Work to do: Extract all lines in the data that contain the word "Write".

Working data:
☆ ☆ ☆ ☆

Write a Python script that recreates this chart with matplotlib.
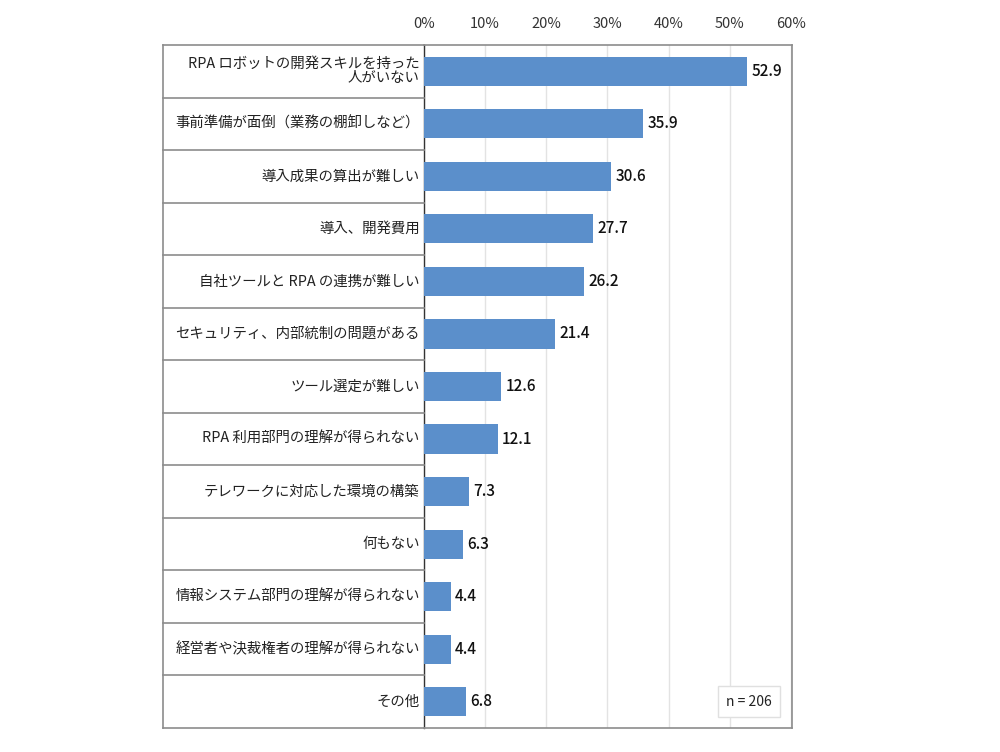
import numpy as np
import matplotlib.pyplot as plt
import matplotlib.transforms as mtransforms

plt.rcParams['font.family'] = ['Noto Sans CJK JP', 'DejaVu Sans']

# data
categories = [
    "RPA ロボットの開発スキルを持った\n人がいない",
    "事前準備が面倒（業務の棚卸しなど）",
    "導入成果の算出が難しい",
    "導入、開発費用",
    "自社ツールと RPA の連携が難しい",
    "セキュリティ、内部統制の問題がある",
    "ツール選定が難しい",
    "RPA 利用部門の理解が得られない",
    "テレワークに対応した環境の構築",
    "何もない",
    "情報システム部門の理解が得られない",
    "経営者や決裁権者の理解が得られない",
    "その他",
]
values = [52.9, 35.9, 30.6, 27.7, 26.2, 21.4, 12.6, 12.1, 7.3, 6.3, 4.4, 4.4, 6.8]
tick_values = [0, 10, 20, 30, 40, 50, 60]
tick_labels = ["0%", "10%", "20%", "30%", "40%", "50%", "60%"]
n_note = "n = 206"

fig = plt.figure(figsize=(10, 7.52), dpi=100)
ax = fig.add_axes([0.424, 1 - 728 / 752, 0.792 - 0.424, (728 - 45) / 752])

y = np.arange(len(categories))
ax.barh(y, values, height=0.555, color='#5B8FCB', zorder=3)
ax.set_xlim(0, 60.2)
ax.set_ylim(len(categories) - 0.5, -0.5)

ax.xaxis.tick_top()
ax.set_xticks(tick_values)
ax.set_xticklabels(tick_labels, fontsize=10.5, color='#333333')
ax.tick_params(axis='x', length=0, pad=10)
ax.set_yticks([])
ax.grid(axis='x', color='#E3E3E3', linewidth=1, zorder=0)

for s in ['top', 'right', 'bottom']:
    ax.spines[s].set_color('#8C8C8C')
    ax.spines[s].set_linewidth(1.2)
ax.spines['left'].set_color('#333333')
ax.spines['left'].set_linewidth(1)

# value labels
for yi, v in zip(y, values):
    ax.text(v + 0.7, yi, f"{v:.1f}", va='center', ha='left', fontsize=11,
            fontweight='medium', color='#111111')

# label column (table-like) to the left of the plot
trans = mtransforms.blended_transform_factory(ax.transAxes, ax.transData)
left_edge = (163 - 424) / (792 - 424)
for i in range(len(categories) + 1):
    ax.plot([left_edge, 0], [i - 0.5, i - 0.5], transform=trans, color='#8C8C8C',
            linewidth=1.2, clip_on=False, zorder=4)
ax.plot([left_edge, left_edge], [-0.5, len(categories) - 0.5], transform=trans,
        color='#8C8C8C', linewidth=1.2, clip_on=False)

for yi, c in zip(y, categories):
    ax.text(-0.012, yi, c, transform=trans, ha='right', va='center', fontsize=10.4,
            color='#222222', linespacing=1.0, multialignment='right')

ax.text(0.883, 12.0, n_note, transform=trans, ha='center', va='center', fontsize=10,
        color='#222222', bbox=dict(boxstyle='square,pad=0.6', fc='white', ec='#E0E0E0', lw=1),
        zorder=5)

fig.savefig('out.png', dpi=100)
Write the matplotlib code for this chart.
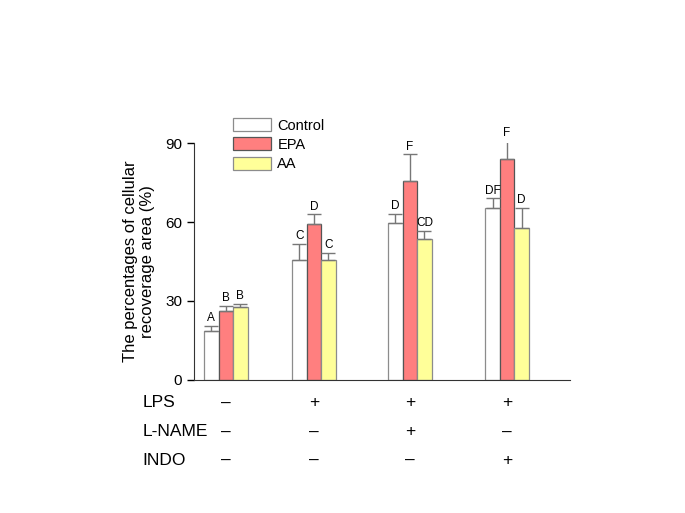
import numpy as np
import matplotlib
matplotlib.use('Agg')
import matplotlib.pyplot as plt

plt.rcParams['font.family'] = ['Liberation Sans', 'DejaVu Sans']

series = ['Control', 'EPA', 'AA']
control = [18.7, 45.4, 59.6, 65.2]
epa = [26.2, 59.4, 75.7, 83.8]
aa = [27.8, 45.4, 53.5, 57.7]
control_err = [1.8, 6.4, 3.6, 3.8]
epa_err = [1.9, 3.5, 10.1, 7.3]
aa_err = [1.1, 3.0, 3.2, 7.7]
control_lbl = ['A', 'C', 'D', 'DF']
epa_lbl = ['B', 'D', 'F', 'F']
aa_lbl = ['B', 'C', 'CD', 'D']

row_names = ['LPS', 'L-NAME', 'INDO']
lps = ['\u2013', '+', '+', '+']
lname = ['\u2013', '\u2013', '+', '\u2013']
indo = ['\u2013', '\u2013', '\u2013', '+']

fills = ['white', '#ff7f7f', '#ffff99']
edges = ['#8c8c8c', '#555555', '#8c8c8c']

group_pos = np.array([0, 0.939, 1.964, 3.0])
w = 0.155

fig = plt.figure(figsize=(6.85, 5.13), dpi=100)
ax = fig.add_axes([0.283, 0.2593, 0.549, 0.4619])

vals = [control, epa, aa]
errs = [control_err, epa_err, aa_err]
lbls = [control_lbl, epa_lbl, aa_lbl]
for k in range(3):
    x = group_pos + (k - 1) * w
    ax.bar(x, vals[k], w, color=fills[k], edgecolor=edges[k], linewidth=0.9,
           label=series[k], zorder=2)
    ax.errorbar(x, vals[k], yerr=[np.zeros(4), errs[k]], fmt='none',
                ecolor='#777777', elinewidth=1.0, capsize=5, capthick=1.0, zorder=3)
    for xi, v, e, t in zip(x, vals[k], errs[k], lbls[k]):
        ax.text(xi, v + e + 0.6, t, ha='center', va='bottom', fontsize=8.5)

ax.set_xlim(-0.342, 3.671)
ax.set_ylim(0, 90)
ax.set_yticks([0, 30, 60, 90])
ax.tick_params(axis='y', labelsize=11, length=5, width=1, direction='out')
ax.set_xticks([])
ax.spines['top'].set_visible(False)
ax.spines['right'].set_visible(False)
ax.spines['left'].set_color('#333333')
ax.spines['bottom'].set_color('#333333')
ax.set_ylabel('The percentages of cellular\nrecoverage area (%)', fontsize=12,
              labelpad=7)

rows = [lps, lname, indo]
row_y = [-0.097, -0.219, -0.338]
for name, signs, yy in zip(row_names, rows, row_y):
    ax.text(-0.136, yy, name, transform=ax.transAxes, fontsize=12.5,
            ha='left', va='center')
    for xi, s in zip(group_pos, signs):
        ax.text(xi, yy, s, transform=ax.get_xaxis_transform(), fontsize=12.5,
                ha='center', va='center')

ax.legend(loc='upper left', bbox_to_anchor=(0.340, 0.770),
          bbox_transform=fig.transFigure, frameon=False, fontsize=10.5,
          handlelength=2.6, handleheight=1.0, labelspacing=0.33,
          handletextpad=0.45, borderpad=0, borderaxespad=0)

fig.savefig('out.png', dpi=100)
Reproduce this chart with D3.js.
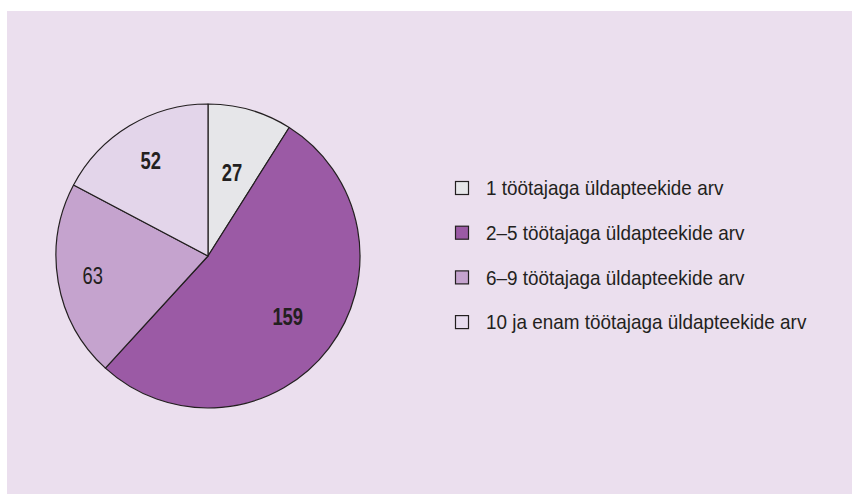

☆ ☆ ☆ ☆

Answer to the problem:
Write a Python script that recreates this chart with matplotlib.
Write the matplotlib code for this chart.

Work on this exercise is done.